NBER Working Paper, August 2020

Abstract:

The 1940s witnessed substantial reductions in the Black-white earnings gap. We study the role that domestic WWII defense production played in reducing this gap. Exploiting variation across labor markets in the allocation of war contracts to private firms, we find that war production contracts resulted in significant increases in the earnings of Black workers and declines in the racial wage gap, with no effect on white workers. This was achieved via occupational upgrading among Black men to skilled occupations. The gains largely persisted through at least 1970. Using a structural model, we show that declines in discrimination (and not migration or changes in productivity) account for all of the occupational upgrading and half of the estimated wage gains associated with the war production effort. Additionally, the war production effort explains one quarter (one seventh) of the overall improvements in racial gaps in occupation allocations (wages) witnessed over this decade. Finally, war spending led to an increase in the high school graduation rate of Black children, suggesting important intergenerational spillovers associated with declines in labor market discrimination.

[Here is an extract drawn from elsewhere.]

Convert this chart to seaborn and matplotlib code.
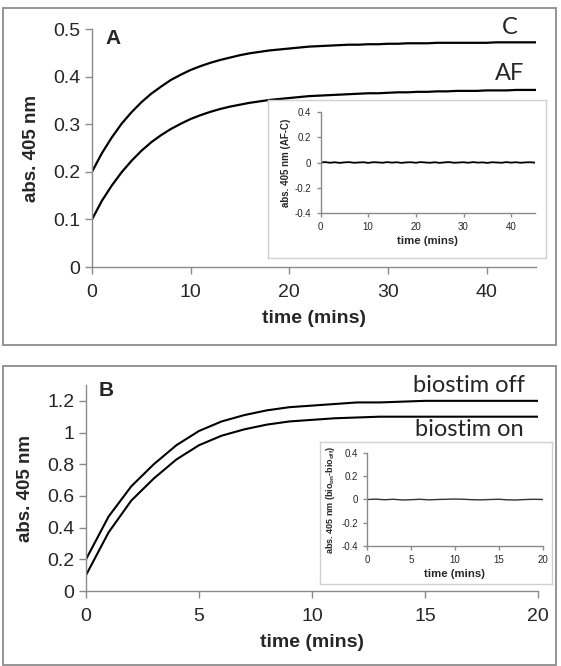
import numpy as np
import pandas as pd
import seaborn as sns
import matplotlib.pyplot as plt
from matplotlib.patches import Rectangle

# panel A: absorbance vs time, every minute
time_a = list(range(0, 46))
abs_c = [0.200, 0.239, 0.272, 0.301, 0.325, 0.346, 0.364, 0.379, 0.393, 0.404,
         0.414, 0.422, 0.429, 0.435, 0.440, 0.445, 0.449, 0.452, 0.455, 0.457,
         0.459, 0.461, 0.463, 0.464, 0.465, 0.466, 0.467, 0.467, 0.468, 0.468,
         0.469, 0.469, 0.470, 0.470, 0.470, 0.471, 0.471, 0.471, 0.471, 0.471,
         0.471, 0.472, 0.472, 0.472, 0.472, 0.472]
abs_af = [0.100, 0.139, 0.171, 0.199, 0.223, 0.244, 0.262, 0.277, 0.290, 0.301,
          0.311, 0.319, 0.326, 0.332, 0.337, 0.341, 0.345, 0.348, 0.351, 0.353,
          0.355, 0.357, 0.359, 0.360, 0.361, 0.362, 0.363, 0.364, 0.365, 0.365,
          0.366, 0.367, 0.367, 0.368, 0.368, 0.369, 0.369, 0.370, 0.370, 0.370,
          0.371, 0.371, 0.371, 0.372, 0.372, 0.372]
diff_a = [0.000, 0.003, -0.002, 0.002, -0.003, 0.001, 0.003, -0.002, 0.000, 0.002,
          -0.003, 0.002, 0.001, -0.002, 0.003, -0.001, 0.002, -0.003, 0.001, 0.002,
          -0.002, 0.003, 0.000, -0.002, 0.002, -0.003, 0.001, 0.003, -0.002, 0.000,
          0.002, -0.002, 0.003, -0.001, 0.001, -0.003, 0.002, 0.000, -0.002, 0.003,
          -0.001, 0.002, -0.002, 0.001, 0.002, -0.001]

# panel B
time_b = list(range(0, 21))
abs_off = [0.20, 0.47, 0.66, 0.80, 0.92, 1.01, 1.07, 1.11, 1.14, 1.16, 1.17,
           1.18, 1.19, 1.19, 1.195, 1.20, 1.20, 1.20, 1.20, 1.20, 1.20]
abs_on = [0.10, 0.37, 0.57, 0.71, 0.83, 0.92, 0.98, 1.02, 1.05, 1.07, 1.08,
          1.09, 1.095, 1.10, 1.10, 1.10, 1.10, 1.10, 1.10, 1.10, 1.10]
diff_b = [0.000, 0.003, -0.002, 0.002, -0.004, -0.002, 0.002, -0.003, 0.000, 0.002,
          0.004, 0.002, -0.002, -0.003, 0.000, 0.002, -0.003, -0.004, 0.000, 0.002, 0.000]

sns.set_style("white")
plt.rcParams['font.family'] = ['Liberation Sans', 'DejaVu Sans']
plt.rcParams['mathtext.fontset'] = 'custom'
plt.rcParams['mathtext.rm'] = 'Liberation Sans'
plt.rcParams['mathtext.bf'] = 'Liberation Sans:bold'

W, H = 561, 666
fig = plt.figure(figsize=(W / 100, H / 100), dpi=100)


def px_rect(x0, y0, x1, y1):
    # pixel box (top-left origin) -> figure fraction [left, bottom, width, height]
    return [x0 / W, 1 - y1 / H, (x1 - x0) / W, (y1 - y0) / H]


def style_axes(ax, tick_size, tick_len):
    for s in ['top', 'right']:
        ax.spines[s].set_visible(False)
    for s in ['left', 'bottom']:
        ax.spines[s].set_color('#8a8a8a')
        ax.spines[s].set_linewidth(1.0)
    ax.tick_params(axis='both', which='both', direction='out', length=tick_len,
                   width=1.0, color='#8a8a8a', labelsize=tick_size, left=True, bottom=True)
    ax.grid(False)


def frame(rect, color, lw):
    fig.patches.append(Rectangle((rect[0], rect[1]), rect[2], rect[3],
                                 transform=fig.transFigure, fill=False,
                                 edgecolor=color, linewidth=lw, zorder=0))


# panel frames
frame(px_rect(3, 8, 556, 345), '#8c8c8c', 1.3)
frame(px_rect(3, 366, 556, 665), '#8c8c8c', 1.3)

# ---- panel A ----
ax_a = fig.add_axes(px_rect(92, 29, 536, 267))
df_a = pd.DataFrame({'time': time_a, 'C': abs_c, 'AF': abs_af})
sns.lineplot(data=df_a, x='time', y='C', ax=ax_a, color='black', linewidth=1.6)
sns.lineplot(data=df_a, x='time', y='AF', ax=ax_a, color='black', linewidth=1.6)
ax_a.set_xlim(0, 45)
ax_a.set_ylim(0, 0.5)
ax_a.set_xticks([0, 10, 20, 30, 40])
ax_a.set_yticks([0, 0.1, 0.2, 0.3, 0.4, 0.5])
ax_a.set_yticklabels(['0', '0.1', '0.2', '0.3', '0.4', '0.5'])
style_axes(ax_a, 14, 5)
ax_a.tick_params(axis='x', pad=7)
ax_a.set_xlabel('time (mins)', fontsize=14, fontweight='bold', labelpad=7)
ax_a.set_ylabel('abs. 405 nm', fontsize=13.5, fontweight='bold', labelpad=9)

fig.text(113 / W, 1 - 39 / H, 'A', fontsize=15, fontweight='bold', ha='center', va='center')
fig.text(510 / W, 1 - 27 / H, 'C', fontsize=17, family='Lato', ha='center', va='center')
fig.text(510 / W, 1 - 73 / H, 'AF', fontsize=17, family='Lato', ha='center', va='center')

# inset A
box_a = fig.add_axes(px_rect(268, 100, 546, 258))
box_a.set_xticks([])
box_a.set_yticks([])
for s in box_a.spines.values():
    s.set_color('#d0d0d0')
    s.set_linewidth(1.0)
box_a.set_facecolor('white')

in_a = fig.add_axes(px_rect(320.5, 112, 535, 213))
in_a.patch.set_alpha(0)
df_da = pd.DataFrame({'time': time_a, 'diff': diff_a})
sns.lineplot(data=df_da, x='time', y='diff', ax=in_a, color='black', linewidth=1.3)
in_a.set_xlim(0, 45)
in_a.set_ylim(-0.4, 0.4)
in_a.set_xticks([0, 10, 20, 30, 40])
in_a.set_yticks([-0.4, -0.2, 0, 0.2, 0.4])
in_a.set_yticklabels(['-0.4', '-0.2', '0', '0.2', '0.4'])
style_axes(in_a, 7, 3)
in_a.set_xlabel('time (mins)', fontsize=8.2, fontweight='bold', labelpad=3)
in_a.set_ylabel('abs. 405 nm (AF-C)', fontsize=7, fontweight='bold', labelpad=3)

# ---- panel B ----
ax_b = fig.add_axes(px_rect(86, 385, 538, 591))
df_b = pd.DataFrame({'time': time_b, 'off': abs_off, 'on': abs_on})
sns.lineplot(data=df_b, x='time', y='off', ax=ax_b, color='black', linewidth=1.5)
sns.lineplot(data=df_b, x='time', y='on', ax=ax_b, color='black', linewidth=1.5)
ax_b.set_xlim(0, 20)
ax_b.set_ylim(0, 1.3)
ax_b.set_xticks([0, 5, 10, 15, 20])
ax_b.set_yticks([0, 0.2, 0.4, 0.6, 0.8, 1.0, 1.2])
ax_b.set_yticklabels(['0', '0.2', '0.4', '0.6', '0.8', '1', '1.2'])
style_axes(ax_b, 14, 5)
ax_b.tick_params(axis='x', pad=7)
ax_b.set_xlabel('time (mins)', fontsize=14, fontweight='bold', labelpad=7)
ax_b.set_ylabel('abs. 405 nm', fontsize=13.5, fontweight='bold', labelpad=9)

fig.text(106 / W, 1 - 391 / H, 'B', fontsize=15, fontweight='bold', ha='center', va='center')
fig.text(469 / W, 1 - 385 / H, 'biostim off', fontsize=17, family='Lato', ha='center', va='center')
fig.text(469 / W, 1 - 430 / H, 'biostim on', fontsize=17, family='Lato', ha='center', va='center')

# inset B
box_b = fig.add_axes(px_rect(320, 442, 552, 584))
box_b.set_xticks([])
box_b.set_yticks([])
for s in box_b.spines.values():
    s.set_color('#d0d0d0')
    s.set_linewidth(1.0)
box_b.set_facecolor('white')

in_b = fig.add_axes(px_rect(367, 453, 543, 546))
in_b.patch.set_alpha(0)
df_db = pd.DataFrame({'time': time_b, 'diff': diff_b})
sns.lineplot(data=df_db, x='time', y='diff', ax=in_b, color='#333333', linewidth=1.0)
in_b.set_xlim(0, 20)
in_b.set_ylim(-0.4, 0.4)
in_b.set_xticks([0, 5, 10, 15, 20])
in_b.set_yticks([-0.4, -0.2, 0, 0.2, 0.4])
in_b.set_yticklabels(['-0.4', '-0.2', '0', '0.2', '0.4'])
style_axes(in_b, 7, 3)
in_b.set_xlabel('time (mins)', fontsize=8.2, fontweight='bold', labelpad=3)
in_b.set_ylabel(r'abs. 405 nm (bio$_{\mathbf{on}}$-bio$_{\mathbf{off}}$)', fontsize=6.5,
                fontweight='bold', labelpad=3)

fig.savefig('out.png', dpi=100)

Democratic Representation of all "the People": Antislavery Petitions in the U.S. Senate
John Griffin & Grace Sager
Studies in American Political Development, forthcoming

Abstract:

In keeping with the demands of political philosophers, America's constitutional design harnesses elected officials to the mass public's prevailing views, but also provides avenues for the opinions of disenfranchised groups and numerical minorities to be reflected in policy. We seek to shed light on this constitutional balancing act by studying U.S. senators' decisions on thirty-six roll call votes related to the practice of slavery between 1835 and 1847. These voting decisions are modeled using the prevalence of antislavery petitions sent to Congress over the same period from each state's residents. We observe considerable and systematic senator representation of perceived majority opinion on antislavery petitions, despite the presence of nineteenth-century institutions buffering senators from the public. We also report evidence that the representation of disenfranchised women's views (as expressed in petitions) relative to those of men varied by party, and in ways that are predictable. Finally, we observe that senators sometimes represented perceived minority viewpoints, seemingly motivated by their political ambitions. These findings not only hold important implications for our understanding of democratic representation, but also for the processes of American political development.